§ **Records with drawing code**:
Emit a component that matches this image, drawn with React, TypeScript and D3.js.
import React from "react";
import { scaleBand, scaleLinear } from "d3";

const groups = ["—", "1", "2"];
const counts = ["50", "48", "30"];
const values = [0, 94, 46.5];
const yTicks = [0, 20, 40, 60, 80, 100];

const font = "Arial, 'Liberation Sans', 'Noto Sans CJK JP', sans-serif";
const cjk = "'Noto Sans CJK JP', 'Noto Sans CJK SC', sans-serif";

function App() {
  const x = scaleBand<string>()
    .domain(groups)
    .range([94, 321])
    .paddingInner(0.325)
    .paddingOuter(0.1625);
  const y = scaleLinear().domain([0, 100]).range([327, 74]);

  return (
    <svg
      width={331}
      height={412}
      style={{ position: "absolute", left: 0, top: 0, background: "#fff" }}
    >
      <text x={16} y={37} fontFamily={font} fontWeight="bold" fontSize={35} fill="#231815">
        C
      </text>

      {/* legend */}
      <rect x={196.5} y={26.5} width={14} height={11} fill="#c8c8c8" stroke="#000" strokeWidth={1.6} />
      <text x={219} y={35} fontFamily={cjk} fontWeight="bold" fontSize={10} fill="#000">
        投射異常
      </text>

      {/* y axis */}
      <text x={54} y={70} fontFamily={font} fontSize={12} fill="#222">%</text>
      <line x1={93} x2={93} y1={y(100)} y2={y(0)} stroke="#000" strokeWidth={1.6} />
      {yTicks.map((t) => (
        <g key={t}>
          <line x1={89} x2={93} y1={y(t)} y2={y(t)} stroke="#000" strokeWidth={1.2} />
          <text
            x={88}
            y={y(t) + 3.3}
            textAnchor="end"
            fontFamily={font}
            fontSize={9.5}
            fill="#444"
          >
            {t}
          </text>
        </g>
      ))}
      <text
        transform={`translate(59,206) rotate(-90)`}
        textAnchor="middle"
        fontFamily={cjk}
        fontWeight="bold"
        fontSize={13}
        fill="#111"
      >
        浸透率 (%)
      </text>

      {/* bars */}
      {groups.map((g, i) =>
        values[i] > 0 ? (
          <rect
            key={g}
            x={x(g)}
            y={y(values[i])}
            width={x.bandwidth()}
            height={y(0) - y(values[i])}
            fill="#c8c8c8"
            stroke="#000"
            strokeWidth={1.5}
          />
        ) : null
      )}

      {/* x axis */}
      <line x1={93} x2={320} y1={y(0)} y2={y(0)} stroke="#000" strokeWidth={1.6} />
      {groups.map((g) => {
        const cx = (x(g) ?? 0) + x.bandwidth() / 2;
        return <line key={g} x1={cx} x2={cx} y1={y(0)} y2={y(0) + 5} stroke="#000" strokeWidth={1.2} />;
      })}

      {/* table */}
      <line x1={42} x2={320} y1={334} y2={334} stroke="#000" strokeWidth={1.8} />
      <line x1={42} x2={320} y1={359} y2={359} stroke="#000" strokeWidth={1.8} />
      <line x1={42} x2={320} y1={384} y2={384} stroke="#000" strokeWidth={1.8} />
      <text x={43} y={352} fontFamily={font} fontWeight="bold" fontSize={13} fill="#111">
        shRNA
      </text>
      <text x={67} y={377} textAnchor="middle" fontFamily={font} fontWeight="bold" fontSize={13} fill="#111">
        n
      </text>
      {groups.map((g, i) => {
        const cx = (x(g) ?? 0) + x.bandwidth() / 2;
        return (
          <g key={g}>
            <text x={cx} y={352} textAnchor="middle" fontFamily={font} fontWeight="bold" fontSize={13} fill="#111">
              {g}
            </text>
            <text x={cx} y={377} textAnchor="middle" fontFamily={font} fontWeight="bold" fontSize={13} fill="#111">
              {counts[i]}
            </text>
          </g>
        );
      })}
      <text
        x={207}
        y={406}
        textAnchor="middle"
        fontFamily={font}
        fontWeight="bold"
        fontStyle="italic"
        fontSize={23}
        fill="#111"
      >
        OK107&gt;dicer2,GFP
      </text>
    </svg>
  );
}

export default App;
==
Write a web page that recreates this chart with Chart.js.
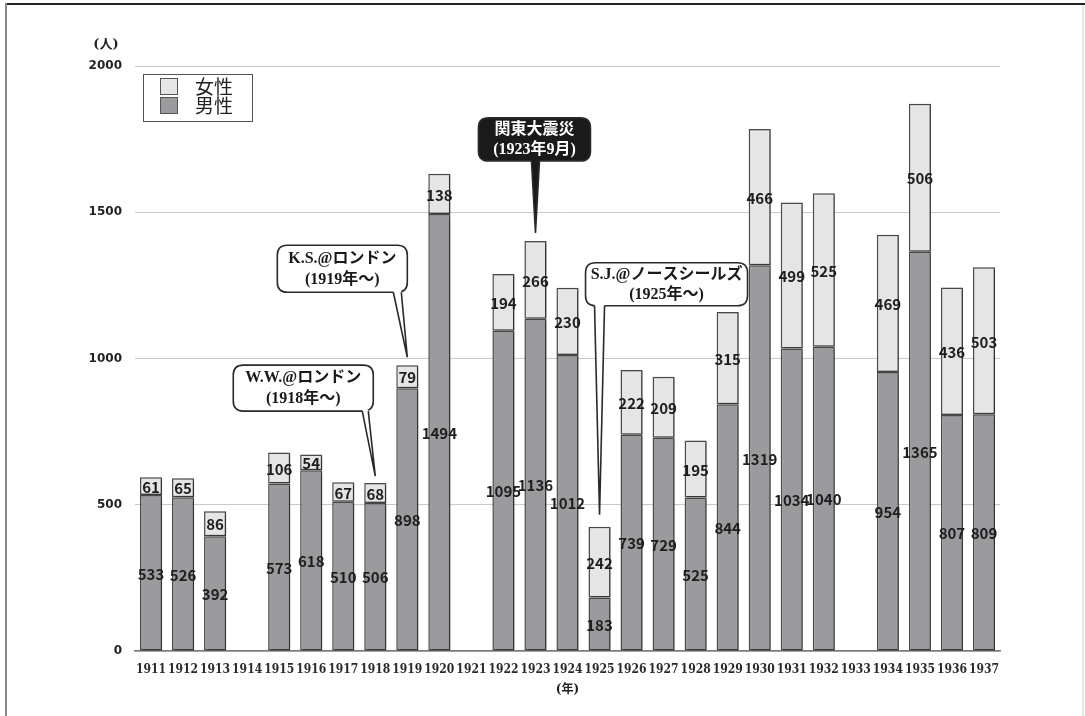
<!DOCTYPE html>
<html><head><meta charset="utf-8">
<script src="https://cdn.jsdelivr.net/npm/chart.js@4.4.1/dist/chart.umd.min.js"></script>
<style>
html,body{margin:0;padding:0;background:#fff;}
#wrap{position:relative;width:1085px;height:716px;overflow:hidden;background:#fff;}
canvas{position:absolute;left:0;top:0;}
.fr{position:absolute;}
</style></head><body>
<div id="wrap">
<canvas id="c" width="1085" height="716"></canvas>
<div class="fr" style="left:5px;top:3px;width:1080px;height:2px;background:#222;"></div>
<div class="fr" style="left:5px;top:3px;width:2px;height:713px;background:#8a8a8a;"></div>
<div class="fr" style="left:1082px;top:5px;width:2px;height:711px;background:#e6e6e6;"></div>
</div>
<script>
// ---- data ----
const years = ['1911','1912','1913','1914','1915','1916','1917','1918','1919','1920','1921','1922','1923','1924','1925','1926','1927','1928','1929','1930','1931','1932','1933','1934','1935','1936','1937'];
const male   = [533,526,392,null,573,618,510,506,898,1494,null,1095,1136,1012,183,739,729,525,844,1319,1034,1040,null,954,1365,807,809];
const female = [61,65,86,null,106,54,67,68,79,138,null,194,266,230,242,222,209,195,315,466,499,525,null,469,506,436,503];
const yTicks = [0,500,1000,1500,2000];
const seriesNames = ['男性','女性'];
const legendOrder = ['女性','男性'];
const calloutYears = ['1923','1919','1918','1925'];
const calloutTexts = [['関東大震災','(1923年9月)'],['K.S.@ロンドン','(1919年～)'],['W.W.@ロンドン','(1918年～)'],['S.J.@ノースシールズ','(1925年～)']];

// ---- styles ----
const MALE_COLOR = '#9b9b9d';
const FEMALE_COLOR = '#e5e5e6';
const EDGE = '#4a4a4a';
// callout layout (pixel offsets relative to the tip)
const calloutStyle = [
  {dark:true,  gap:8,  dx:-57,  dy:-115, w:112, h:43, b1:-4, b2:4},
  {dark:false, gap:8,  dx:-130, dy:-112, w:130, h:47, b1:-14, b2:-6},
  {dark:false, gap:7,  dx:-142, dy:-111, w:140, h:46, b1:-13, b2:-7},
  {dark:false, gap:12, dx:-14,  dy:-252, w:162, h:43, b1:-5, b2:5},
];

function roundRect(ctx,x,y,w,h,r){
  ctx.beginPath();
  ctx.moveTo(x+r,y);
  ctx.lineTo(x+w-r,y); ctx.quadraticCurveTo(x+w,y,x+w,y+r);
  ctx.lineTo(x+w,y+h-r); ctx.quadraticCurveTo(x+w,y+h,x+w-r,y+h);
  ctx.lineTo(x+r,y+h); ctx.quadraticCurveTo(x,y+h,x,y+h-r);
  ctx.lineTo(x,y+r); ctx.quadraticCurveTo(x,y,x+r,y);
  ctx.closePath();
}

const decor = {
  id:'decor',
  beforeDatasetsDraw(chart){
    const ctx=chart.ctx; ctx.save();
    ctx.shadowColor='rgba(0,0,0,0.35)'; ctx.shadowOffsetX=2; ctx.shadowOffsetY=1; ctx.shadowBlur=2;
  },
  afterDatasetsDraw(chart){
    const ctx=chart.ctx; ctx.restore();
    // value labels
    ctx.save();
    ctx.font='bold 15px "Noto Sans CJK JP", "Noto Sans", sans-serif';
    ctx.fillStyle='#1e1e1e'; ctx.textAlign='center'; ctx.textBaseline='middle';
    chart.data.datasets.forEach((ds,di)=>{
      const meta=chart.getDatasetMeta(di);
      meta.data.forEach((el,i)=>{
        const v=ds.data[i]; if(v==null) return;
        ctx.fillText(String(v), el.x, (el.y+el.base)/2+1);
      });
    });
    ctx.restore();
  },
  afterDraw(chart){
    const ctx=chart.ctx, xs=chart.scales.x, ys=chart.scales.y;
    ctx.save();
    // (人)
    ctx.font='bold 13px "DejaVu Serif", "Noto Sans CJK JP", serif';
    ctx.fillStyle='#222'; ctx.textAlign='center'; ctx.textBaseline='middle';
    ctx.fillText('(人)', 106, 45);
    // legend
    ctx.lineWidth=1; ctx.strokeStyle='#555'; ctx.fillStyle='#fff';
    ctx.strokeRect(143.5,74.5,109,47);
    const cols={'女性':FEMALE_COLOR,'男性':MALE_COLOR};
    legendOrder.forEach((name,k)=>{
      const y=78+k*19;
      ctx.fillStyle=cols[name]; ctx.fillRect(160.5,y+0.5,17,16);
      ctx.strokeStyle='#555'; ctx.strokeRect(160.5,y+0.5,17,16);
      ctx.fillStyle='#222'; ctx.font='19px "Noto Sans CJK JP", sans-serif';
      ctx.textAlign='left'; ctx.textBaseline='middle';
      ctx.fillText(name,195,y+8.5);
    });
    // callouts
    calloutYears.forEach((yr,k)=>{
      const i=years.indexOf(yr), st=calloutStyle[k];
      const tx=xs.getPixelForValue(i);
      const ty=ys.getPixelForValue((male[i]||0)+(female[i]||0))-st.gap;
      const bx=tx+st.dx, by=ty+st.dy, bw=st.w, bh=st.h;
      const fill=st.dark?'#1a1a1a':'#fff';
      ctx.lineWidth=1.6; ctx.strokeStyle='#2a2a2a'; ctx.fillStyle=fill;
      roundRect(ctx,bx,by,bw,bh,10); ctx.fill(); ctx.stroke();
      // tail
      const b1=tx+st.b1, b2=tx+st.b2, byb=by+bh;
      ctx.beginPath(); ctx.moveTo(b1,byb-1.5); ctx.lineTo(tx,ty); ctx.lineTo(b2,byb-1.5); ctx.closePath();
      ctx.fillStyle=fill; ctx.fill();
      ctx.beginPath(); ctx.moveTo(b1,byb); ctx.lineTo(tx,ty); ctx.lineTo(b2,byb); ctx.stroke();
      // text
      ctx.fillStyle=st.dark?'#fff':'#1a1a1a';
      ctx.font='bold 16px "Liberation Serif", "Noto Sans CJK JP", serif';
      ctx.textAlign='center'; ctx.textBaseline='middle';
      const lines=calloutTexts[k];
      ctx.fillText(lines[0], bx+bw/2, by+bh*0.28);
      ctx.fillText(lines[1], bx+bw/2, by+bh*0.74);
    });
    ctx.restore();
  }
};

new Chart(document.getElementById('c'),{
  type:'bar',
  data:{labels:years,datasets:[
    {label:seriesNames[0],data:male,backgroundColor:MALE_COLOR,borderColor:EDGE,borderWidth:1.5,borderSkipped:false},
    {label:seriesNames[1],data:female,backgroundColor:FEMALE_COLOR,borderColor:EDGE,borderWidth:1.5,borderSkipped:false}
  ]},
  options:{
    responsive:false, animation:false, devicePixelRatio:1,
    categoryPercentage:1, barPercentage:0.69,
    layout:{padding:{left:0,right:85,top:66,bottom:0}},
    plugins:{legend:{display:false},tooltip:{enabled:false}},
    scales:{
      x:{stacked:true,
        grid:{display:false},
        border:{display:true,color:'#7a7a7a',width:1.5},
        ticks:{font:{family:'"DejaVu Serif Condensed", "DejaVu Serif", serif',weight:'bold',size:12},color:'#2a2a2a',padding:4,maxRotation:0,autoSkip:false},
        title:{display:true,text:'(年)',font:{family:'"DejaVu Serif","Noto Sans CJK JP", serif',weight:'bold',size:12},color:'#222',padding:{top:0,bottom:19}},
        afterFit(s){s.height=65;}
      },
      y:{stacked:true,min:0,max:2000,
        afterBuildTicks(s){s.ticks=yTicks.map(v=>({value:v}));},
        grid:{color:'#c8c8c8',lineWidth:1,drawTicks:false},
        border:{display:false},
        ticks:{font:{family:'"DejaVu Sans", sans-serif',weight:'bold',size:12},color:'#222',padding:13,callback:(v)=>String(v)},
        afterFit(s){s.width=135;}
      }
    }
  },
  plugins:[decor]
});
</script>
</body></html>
---
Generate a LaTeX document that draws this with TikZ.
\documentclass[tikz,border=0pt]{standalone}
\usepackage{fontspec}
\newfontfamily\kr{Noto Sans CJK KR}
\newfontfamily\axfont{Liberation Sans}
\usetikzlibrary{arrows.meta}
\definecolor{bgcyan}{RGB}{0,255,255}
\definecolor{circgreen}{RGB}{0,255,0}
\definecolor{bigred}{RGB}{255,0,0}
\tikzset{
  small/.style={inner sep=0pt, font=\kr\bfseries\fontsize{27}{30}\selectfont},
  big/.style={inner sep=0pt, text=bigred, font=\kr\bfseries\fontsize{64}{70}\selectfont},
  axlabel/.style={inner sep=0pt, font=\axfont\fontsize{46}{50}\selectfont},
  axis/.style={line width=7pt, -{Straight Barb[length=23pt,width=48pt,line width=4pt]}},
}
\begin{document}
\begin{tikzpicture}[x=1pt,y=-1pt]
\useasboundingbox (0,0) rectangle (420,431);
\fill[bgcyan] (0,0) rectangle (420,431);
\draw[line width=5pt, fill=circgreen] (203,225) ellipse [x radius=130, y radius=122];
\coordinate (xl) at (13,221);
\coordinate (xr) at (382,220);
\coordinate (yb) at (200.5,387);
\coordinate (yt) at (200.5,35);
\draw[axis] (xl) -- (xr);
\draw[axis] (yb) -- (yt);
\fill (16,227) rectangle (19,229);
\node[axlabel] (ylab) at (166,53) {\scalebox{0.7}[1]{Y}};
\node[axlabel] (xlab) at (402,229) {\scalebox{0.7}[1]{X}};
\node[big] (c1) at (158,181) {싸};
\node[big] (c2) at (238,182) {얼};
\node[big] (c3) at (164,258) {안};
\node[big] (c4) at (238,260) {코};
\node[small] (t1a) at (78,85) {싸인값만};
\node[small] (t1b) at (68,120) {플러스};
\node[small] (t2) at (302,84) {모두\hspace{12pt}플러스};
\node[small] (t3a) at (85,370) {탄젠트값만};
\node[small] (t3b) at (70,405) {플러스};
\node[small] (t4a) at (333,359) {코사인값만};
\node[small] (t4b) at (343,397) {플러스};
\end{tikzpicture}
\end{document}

§ **Aim of the exercise**:
Repeat, word for word, only the lines from the line holding "Emit a component" through the line holding "const yTicks = [0, 20, 40, 60, 80, 100];", with both of those lines included.

§ **Answer for this exercise**:
Emit a component that matches this image, drawn with React, TypeScript and D3.js.
import React from "react";
import { scaleBand, scaleLinear } from "d3";

const groups = ["—", "1", "2"];
const counts = ["50", "48", "30"];
const values = [0, 94, 46.5];
const yTicks = [0, 20, 40, 60, 80, 100];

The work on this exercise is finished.